By Ryan LavnerJuly 20, 2018, 7:55 pm

CARNOUSTIE, Scotland – Guess whose putter is starting to heat up again at a major?

Even with a few wayward shots Friday at Carnoustie, Jordan Spieth made a significant climb up the leaderboard in the second round, firing a 4-under 67 to move just three shots off the lead.

Spieth showed his trademark grit in bouncing back from a rough finish Thursday, when he mis-clubbed on the 15th hole, leading to a double bogey, and ended up playing the last four holes in 4 over.

“I don’t know if I actually regrouped,” he said. “It more kind of fires me up a little.”

Full-field scores from the 147th Open Championship

Full coverage of the 147th Open Championship

Spieth missed more than half of his fairways in the second round, but he was able to play his approach shots from the proper side of the hole. Sure, he “stole a few,” particularly with unlikely birdies on Nos. 10 and 11 after errant drives, but he took advantage and put himself in position to defend his claret jug.

Spieth needed only 25 putts in the second round, and he credited a post-round adjustment Thursday for the improvement.

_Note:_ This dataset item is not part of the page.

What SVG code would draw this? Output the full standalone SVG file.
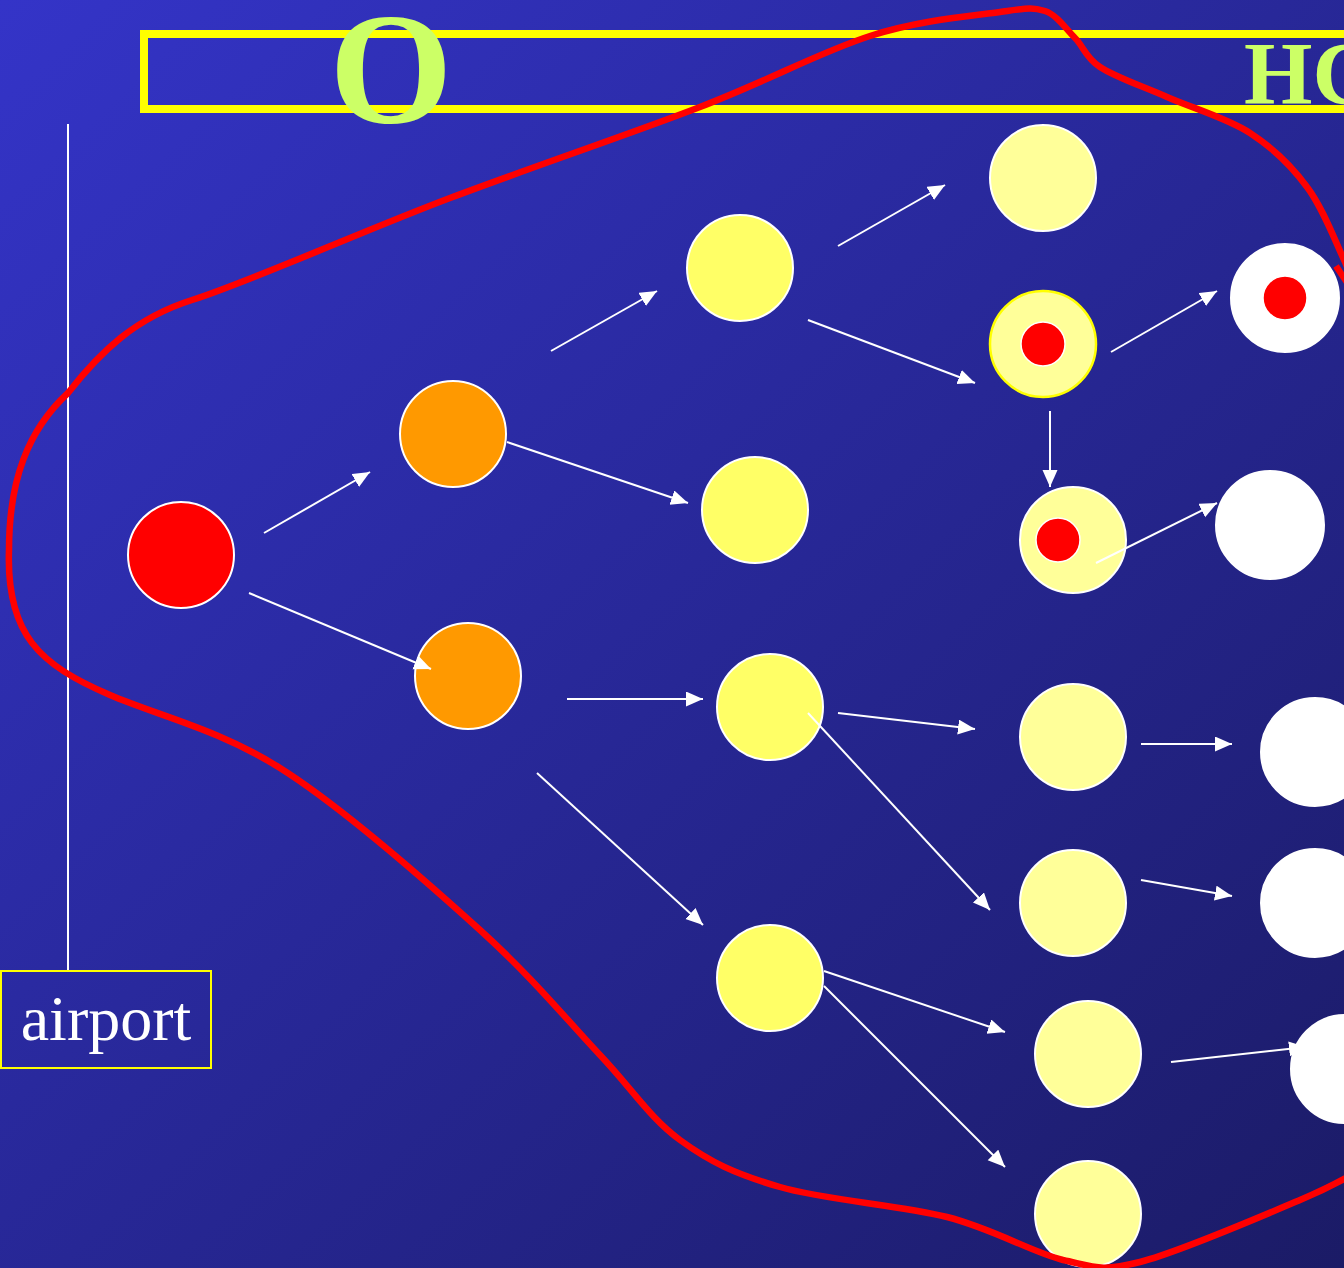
<svg xmlns="http://www.w3.org/2000/svg" width="1344" height="1268" viewBox="0 0 1344 1268">
<defs>
<linearGradient id="bg" x1="0" y1="0" x2="1" y2="1">
<stop offset="0" stop-color="#3434C8"/>
<stop offset="1" stop-color="#1B1B66"/>
</linearGradient>
<marker id="ah" markerUnits="userSpaceOnUse" markerWidth="18" markerHeight="16" refX="17" refY="7.5" orient="auto">
<path d="M0,0 L17,7.5 L0,15 z" fill="#FFFFFF"/>
</marker>
<style>
.n{stroke:#FFFFFF;stroke-width:2}
.red{fill:#FF0000}
.org{fill:#FF9900}
.yel{fill:#FFFF66}
.pal{fill:#FFFF99}
.wht{fill:#FFFFFF}
.inner{fill:#FF0000;stroke:#FFFFFF;stroke-width:1.5}
.c line{stroke:#FFFFFF;stroke-width:2;marker-end:url(#ah)}
.title{font-family:"Liberation Serif","Times New Roman",serif;font-weight:bold;fill:#CCFF66}
</style>
</defs>
<rect x="0" y="0" width="1344" height="1268" fill="url(#bg)"/>

<g id="title">
<rect x="144" y="34" width="1260" height="75" fill="none" stroke="#FFFF00" stroke-width="8"/>
<text class="title" x="391" y="122" font-size="158" text-anchor="middle">O</text>
<text class="title" x="1244" y="103" font-size="88">HC</text>
</g>

<g id="airport">
<line x1="68" y1="124" x2="68" y2="971" stroke="#FFFFFF" stroke-width="2"/>
<rect x="1" y="971" width="210" height="97" fill="none" stroke="#FFFF00" stroke-width="2"/>
<text x="106" y="1040" font-family="Liberation Serif, Times New Roman, serif" font-size="64" fill="#FFFFFF" text-anchor="middle">airport</text>
</g>

<g id="n1"><circle class="n red" cx="181" cy="555" r="53"/></g>
<g id="n2"><circle class="n org" cx="453" cy="434" r="53"/></g>
<g id="n3"><circle class="n org" cx="468" cy="676" r="53"/></g>
<g id="n4"><circle class="n yel" cx="740" cy="268" r="53"/></g>
<g id="n5"><circle class="n yel" cx="755" cy="510" r="53"/></g>
<g id="n6"><circle class="n yel" cx="770" cy="707" r="53"/></g>
<g id="n7"><circle class="n yel" cx="770" cy="978" r="53"/></g>
<g id="n8"><circle class="n pal" cx="1043" cy="178" r="53"/></g>
<g id="n9"><circle class="pal" cx="1043" cy="344" r="53" stroke="#FFFF00" stroke-width="2.5"/><circle class="inner" cx="1043" cy="344" r="22"/></g>
<g id="n10"><circle class="n pal" cx="1073" cy="540" r="53"/><circle class="inner" cx="1058" cy="540" r="22"/></g>
<g id="n11"><circle class="n wht" cx="1285" cy="298" r="54"/><circle class="inner" cx="1285" cy="298" r="22"/></g>
<g id="n12"><circle class="n wht" cx="1270" cy="525" r="54"/></g>
<g id="n13"><circle class="n pal" cx="1073" cy="737" r="53"/></g>
<g id="n14"><circle class="n pal" cx="1073" cy="903" r="53"/></g>
<g id="n15"><circle class="n pal" cx="1088" cy="1054" r="53"/></g>
<g id="n16"><circle class="n pal" cx="1088" cy="1214" r="53"/></g>
<g id="n17"><circle class="n wht" cx="1315" cy="752" r="54"/></g>
<g id="n18"><circle class="n wht" cx="1315" cy="903" r="54"/></g>
<g id="n19"><circle class="n wht" cx="1345" cy="1069" r="54"/></g>

<g id="connectors" class="c">
<line x1="264" y1="533" x2="370" y2="472"/>
<line x1="249" y1="593" x2="431" y2="669"/>
<line x1="507" y1="442" x2="688" y2="503"/>
<line x1="551" y1="351" x2="657" y2="291"/>
<line x1="567" y1="699" x2="703" y2="699"/>
<line x1="537" y1="773" x2="703" y2="925"/>
<line x1="838" y1="246" x2="945" y2="185"/>
<line x1="808" y1="320" x2="975" y2="383"/>
<line x1="1111" y1="352" x2="1217" y2="291"/>
<line x1="1050" y1="411" x2="1050" y2="487"/>
<line x1="1096" y1="563" x2="1217" y2="503"/>
<line x1="838" y1="713" x2="975" y2="729"/>
<line x1="808" y1="713" x2="990" y2="910"/>
<line x1="1141" y1="744" x2="1232" y2="744"/>
<line x1="1141" y1="880" x2="1232" y2="896"/>
<line x1="1171" y1="1062" x2="1306" y2="1047"/>
<line x1="824" y1="971" x2="1005" y2="1032"/>
<line x1="824" y1="986" x2="1005" y2="1167"/>
</g>

<g id="boundary" fill="none" stroke="#FF0000" stroke-width="6.5" stroke-linecap="butt">
<path d="M1390,1150 C1367,1167 1340,1183 1300,1200 C1260,1217 1179,1252 1140,1262 C1100,1272 1095,1267 1063,1260 C1031,1252 994,1229 947,1217 C900,1205 824,1200 780,1187 C735,1174 710,1162 680,1140 C650,1118 633,1090 600,1055 C567,1020 533,978 480,930 C427,882 342,807 280,768 C218,729 159,716 110,695 C40,665 6,635 9,550 C9,480 28,430 68,393 C100,352 135,318 192,300 C249,282 365,230 450,198 C535,166 630,134 700,107 C770,80 820,52 870,36 C920,20 971,16 1000,12 C1029,8 1032,7 1045,11 C1057,15 1066,29 1075,38 C1084,47 1085,57 1100,67 C1115,77 1142,86 1167,97 C1192,108 1227,118 1250,133 C1273,148 1291,165 1307,187 C1323,208 1335,241 1345,262 L1365,310"/>
<path d="M1336,266 L1352,290"/>
</g>
</svg>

The tweak allows his arms to do more of the work in his stroke, and he said he felt more confident on the greens.

“It’s come a long way in the last few months, no doubt,” he said.

More than anything, Spieth was relieved not to have to play “cut-line golf” on Friday, like he’s done each start since his spirited run at the Masters.

“I know that my swing isn’t exactly where I want it to be; it’s nowhere near where it was at Birkdale,” he said. “But the short game is on point, and the swing is working in the right direction to get the confidence back.”